I don't know why you think Mouw's defense is surprising. As far as I can tell from what I've heard from Bell, Mouw takes a nearly identical position in Calvinism in the Las Vegas Airport. (I say this having not read the book and only haven seen a couple interviews with Bell about the book.)
I clearly don't know Mouw well enough.
Bells thesis is the only one that makes sense. The future can't hold 90% of the people going to Hell. Its time for the conservatives to rethink their ideas.
Hi Rob. What do you make of Jesus' Parable of the 2 roads?
There is much I appreciated about DeYoung review but I think what undermines it is his weakness in historical theology.
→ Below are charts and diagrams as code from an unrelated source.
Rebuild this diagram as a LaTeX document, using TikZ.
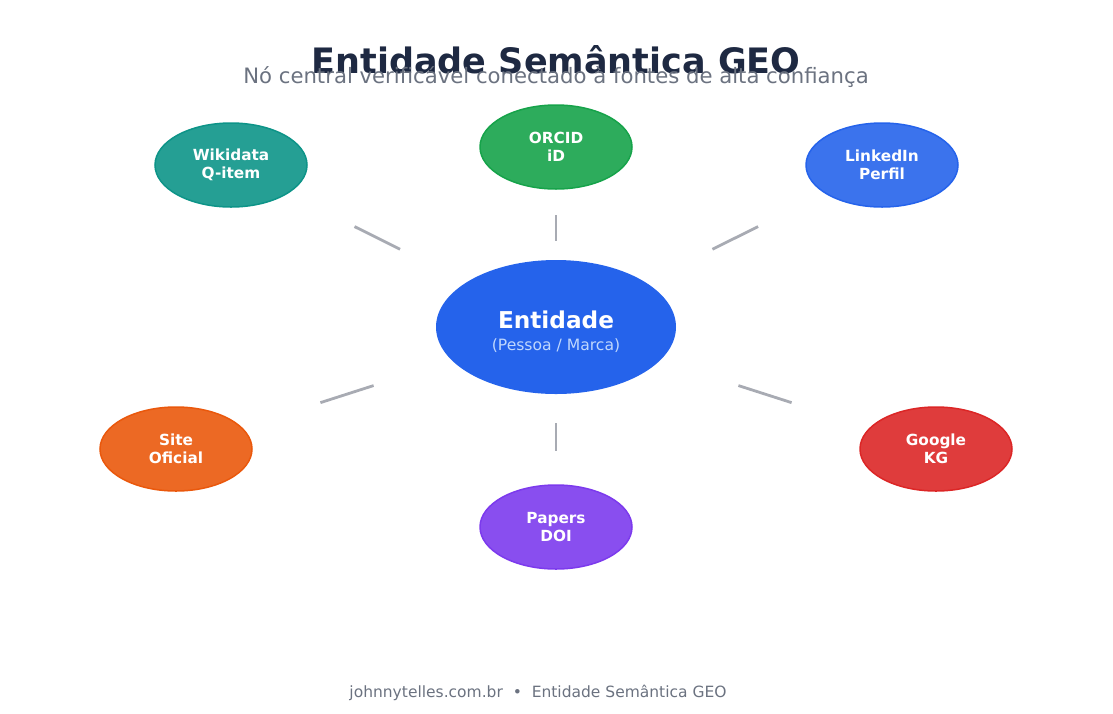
\documentclass[tikz,border=0pt]{standalone}
\usepackage{fontspec}
\setmainfont{DejaVu Sans}
\usetikzlibrary{shapes.geometric,calc}

\definecolor{titlenavy}{HTML}{1E2942}
\definecolor{mutedgrey}{HTML}{6B7280}
\definecolor{linkgrey}{HTML}{A8ABB3}
\definecolor{entblue}{HTML}{2563EB}
\definecolor{entsub}{HTML}{BFD7FD}
\definecolor{tealc}{HTML}{0D9488}
\definecolor{greenc}{HTML}{16A34A}
\definecolor{bluec}{HTML}{2563EB}
\definecolor{orangec}{HTML}{EA580C}
\definecolor{redc}{HTML}{DC2626}
\definecolor{purplec}{HTML}{7C3AED}

\begin{document}
\begin{tikzpicture}[x=1pt, y=-1pt,
  source/.style={ellipse, draw=#1, fill=#1!90!white, line width=1.5pt,
    minimum width=152pt, minimum height=84pt, inner sep=0pt,
    align=center, text=white, font=\fontsize{15.3}{18.5}\selectfont\bfseries},
  link/.style={draw=linkgrey, line width=2.8pt}]
\useasboundingbox (0,0) rectangle (1113,713);

% titulo
\node (title) [anchor=base, text=titlenavy, font=\fontsize{35}{40}\selectfont\bfseries]
  at (556,73) {Entidade Semântica GEO};
\node (subtitle) [anchor=base, text=mutedgrey, font=\fontsize{21.2}{24}\selectfont]
  at (556,83) {Nó central verificável conectado à fontes de alta confiança};

% no central
\node (ent) [ellipse, fill=entblue, minimum width=240pt, minimum height=134pt, inner sep=0pt, align=center]
  at (556,327) {\rule{0pt}{27pt}{\fontsize{23.2}{26}\selectfont\bfseries\color{white}Entidade}\\[9pt]
  {\fontsize{15.6}{18}\selectfont\color{entsub}(Pessoa / Marca)}};

% fontes
\node (wiki) [source=tealc] at (231,165) {Wikidata\\Q-item};
\node (orcid) [source=greenc] at (556,147) {ORCID\\iD};
\node (linkedin) [source=bluec] at (882,165) {LinkedIn\\Perfil};
\node (site) [source=orangec] at (176,449) {Site\\Oficial};
\node (google) [source=redc] at (936,449) {Google\\KG};
\node (papers) [source=purplec] at (556,527) {Papers\\DOI};

% ligacoes
\foreach \n in {wiki,orcid,linkedin,site,google,papers}
  \draw [link] ($(ent)!0.48!(\n)$) -- ($(ent)!0.62!(\n)$);

% rodape
\node (footer) [anchor=base, text=mutedgrey, font=\fontsize{15.5}{18}\selectfont]
  at (538,697) {johnnytelles.com.br \ \textbullet\ \ Entidade Semântica GEO};
\end{tikzpicture}
\end{document}
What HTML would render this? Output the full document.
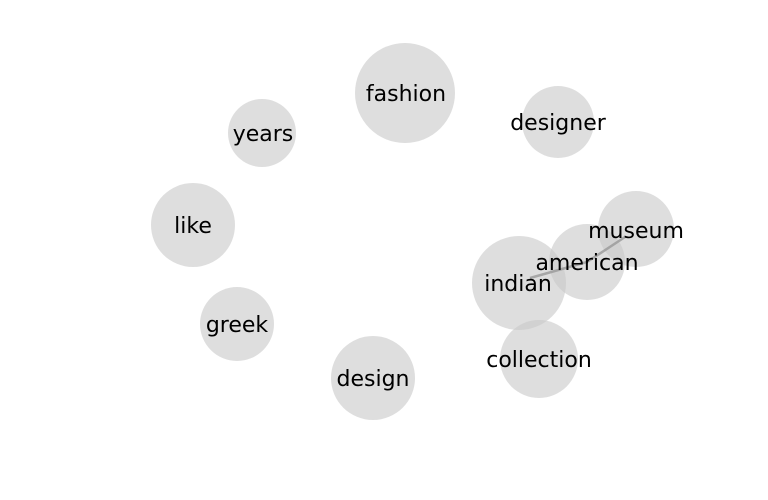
<!DOCTYPE html>
<html><head><style>html,body{margin:0;padding:0;background:#fff;overflow:hidden}svg{display:block}</style></head>
<body>
<svg width="768" height="500" xmlns="http://www.w3.org/2000/svg" font-family="DejaVu Sans, Liberation Sans, sans-serif" font-size="22" text-anchor="middle">
<rect width="768" height="500" fill="#fff"/>
<g fill="#c8c8c8" fill-opacity="0.6">
<circle cx="405" cy="93" r="50"/>
<circle cx="262" cy="133" r="34"/>
<circle cx="558" cy="122" r="36"/>
<circle cx="193" cy="225" r="42"/>
<circle cx="636" cy="229" r="38"/>
<circle cx="587" cy="262" r="38"/>
<circle cx="519" cy="283" r="47"/>
<circle cx="237" cy="324" r="37"/>
<circle cx="539" cy="359" r="39"/>
<circle cx="373" cy="378" r="42"/>
</g>
<polyline points="530,278 587,262 625,237" fill="none" stroke="#999" stroke-width="2.5" stroke-opacity="0.8"/>
<g fill="#000">
<text x="406" y="101">fashion</text>
<text x="263" y="141">years</text>
<text x="558" y="130">designer</text>
<text x="193" y="233">like</text>
<text x="636" y="238">museum</text>
<text x="587" y="270">american</text>
<text x="518" y="291">indian</text>
<text x="237" y="332">greek</text>
<text x="539" y="367">collection</text>
<text x="373" y="386">design</text>
</g>
</svg>
</body></html>
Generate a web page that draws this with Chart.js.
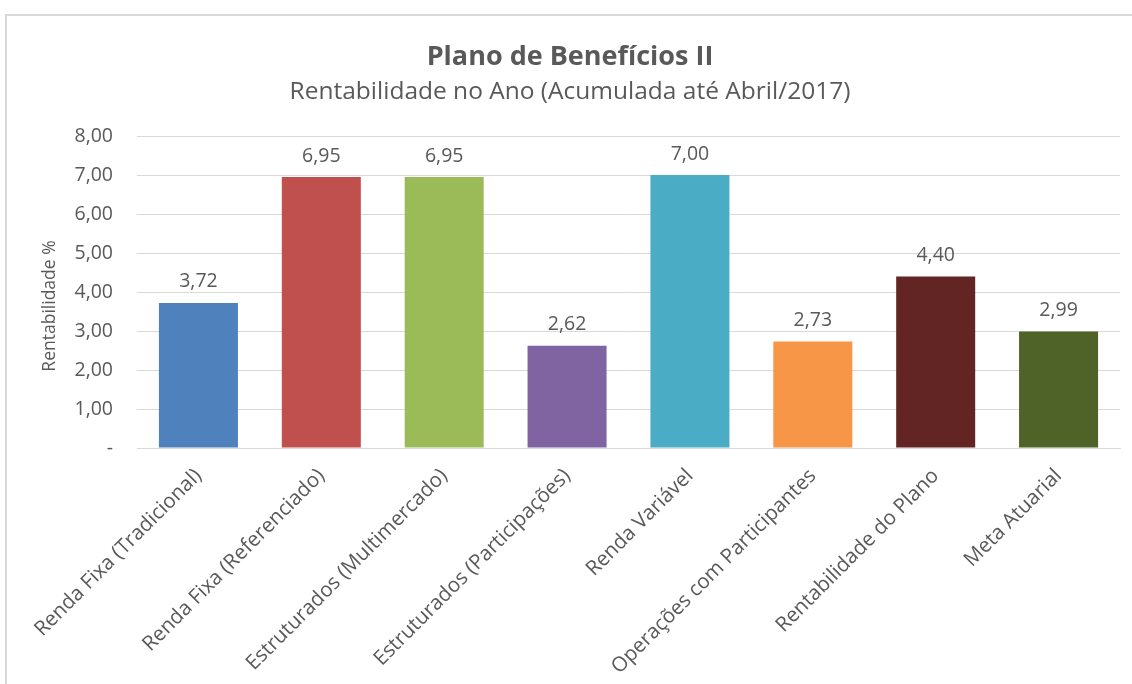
<!DOCTYPE html>
<html><head><meta charset="utf-8">
<script src="https://cdn.jsdelivr.net/npm/chart.js@4.4.1/dist/chart.umd.min.js"></script>
<style>html,body{margin:0;padding:0;background:#fff;overflow:hidden}</style>
</head><body>
<canvas id="c" width="1132" height="684" style="display:block;width:1132px;height:684px"></canvas>
<script>
const categories = [
  'Renda Fixa (Tradicional)',
  'Renda Fixa (Referenciado)',
  'Estruturados (Multimercado)',
  'Estruturados (Participações)',
  'Renda Variável',
  'Operações com Participantes',
  'Rentabilidade do Plano',
  'Meta Atuarial'
];
const values = [3.72, 6.95, 6.95, 2.62, 7.00, 2.73, 4.40, 2.99];
const barColors = ['#4F81BD', '#C0504D', '#9BBB59', '#8064A2', '#4BACC6', '#F79646', '#632523', '#4F6228'];
const yTickValues = [0, 1, 2, 3, 4, 5, 6, 7, 8];
const yAxisTitle = 'Rentabilidade %';

const FONT = "'Open Sans', sans-serif";
const TXT = '#595959';
const fmt = v => v === 0 ? '-' : v.toFixed(2).replace('.', ',');

const framePlugin = {
  id: 'frame',
  beforeDraw(chart) {
    const ctx = chart.ctx;
    ctx.save();
    ctx.fillStyle = '#fff';
    ctx.fillRect(0, 0, chart.width, chart.height);
    ctx.strokeStyle = '#d9d9d9';
    ctx.lineWidth = 2;
    ctx.strokeRect(6, 15, chart.width + 20, chart.height + 20);
    ctx.restore();
  }
};

const labelPlugin = {
  id: 'barLabels',
  afterDatasetsDraw(chart) {
    const ctx = chart.ctx;
    const meta = chart.getDatasetMeta(0);
    ctx.save();
    ctx.font = '19.5px ' + FONT;
    ctx.fillStyle = TXT;
    ctx.textAlign = 'center';
    ctx.textBaseline = 'middle';
    meta.data.forEach((bar, i) => {
      ctx.fillText(fmt(values[i]), bar.x, bar.y - 21);
    });
    // y axis title (offset like the original)
    const area = chart.chartArea;
    ctx.font = '17.5px ' + FONT;
    ctx.translate(50, (area.top + area.bottom) / 2 + 14);
    ctx.rotate(-Math.PI / 2);
    ctx.fillText(yAxisTitle, 0, 0);
    ctx.restore();
  }
};

new Chart(document.getElementById('c'), {
  type: 'bar',
  data: {
    labels: categories,
    datasets: [{
      data: values,
      backgroundColor: barColors,
      borderWidth: 0,
      barPercentage: 0.643,
      categoryPercentage: 1
    }]
  },
  options: {
    responsive: false,
    animation: false,
    devicePixelRatio: 1,
    layout: { padding: { left: 20, top: 43.5, right: 12, bottom: 0 } },
    plugins: {
      legend: { display: false },
      tooltip: { enabled: false },
      title: {
        display: true,
        text: 'Plano de Benefícios II',
        color: TXT,
        font: { family: FONT, size: 27, weight: 'bold', lineHeight: 1.0 },
        padding: { top: 0, bottom: 9 }
      },
      subtitle: {
        display: true,
        text: 'Rentabilidade no Ano (Acumulada até Abril/2017)',
        color: TXT,
        font: { family: FONT, size: 24.5, lineHeight: 1.0 },
        padding: { top: 0, bottom: 32 }
      }
    },
    scales: {
      x: {
        grid: { display: false },
        border: { color: '#d9d9d9' },
        ticks: {
          color: TXT,
          font: { family: FONT, size: 20.5 },
          minRotation: 45,
          maxRotation: 45,
          autoSkip: false,
          padding: 8
        },
        afterFit(s) { s.height = 684 - 448; }
      },
      y: {
        min: 0,
        max: 8,
        afterBuildTicks(s) { s.ticks = yTickValues.map(v => ({ value: v })); },
        grid: { color: '#d9d9d9', lineWidth: 1, drawTicks: false },
        border: { display: false },
        ticks: {
          color: TXT,
          font: { family: FONT, size: 19.5 },
          padding: 24,
          callback: v => fmt(v)
        },
        afterFit(s) { s.width = 117; }
      }
    }
  },
  plugins: [framePlugin, labelPlugin]
});
</script>
</body></html>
As pointed out in this response here http://alexmarshall.blogspot.com/2011/03/center-of-christianity-response-to.html and in Fitch's more general observations here: http://www.reclaimingthemission.com/the-rob-bell-fiasco-why-we-cant-have-this-conversation/.For what is worth Galli in his CT review made the same missteps as David Cogdon points out: http://fireandrose.blogspot.com/2011/03/beyond-binaries-response-to-mark-galli_16.htmlThe Reformed crowd will not win this debate by appealing to historic tradition (unless they are willing to accept Catholic/Eastern Orthodox positions that is) so must content mainly through exegesis.
God's love & mercy endures forever. He will not punish people for all of eternity and the Scriptures do not teach this doctrine. He will judge fairly, as He sees fit.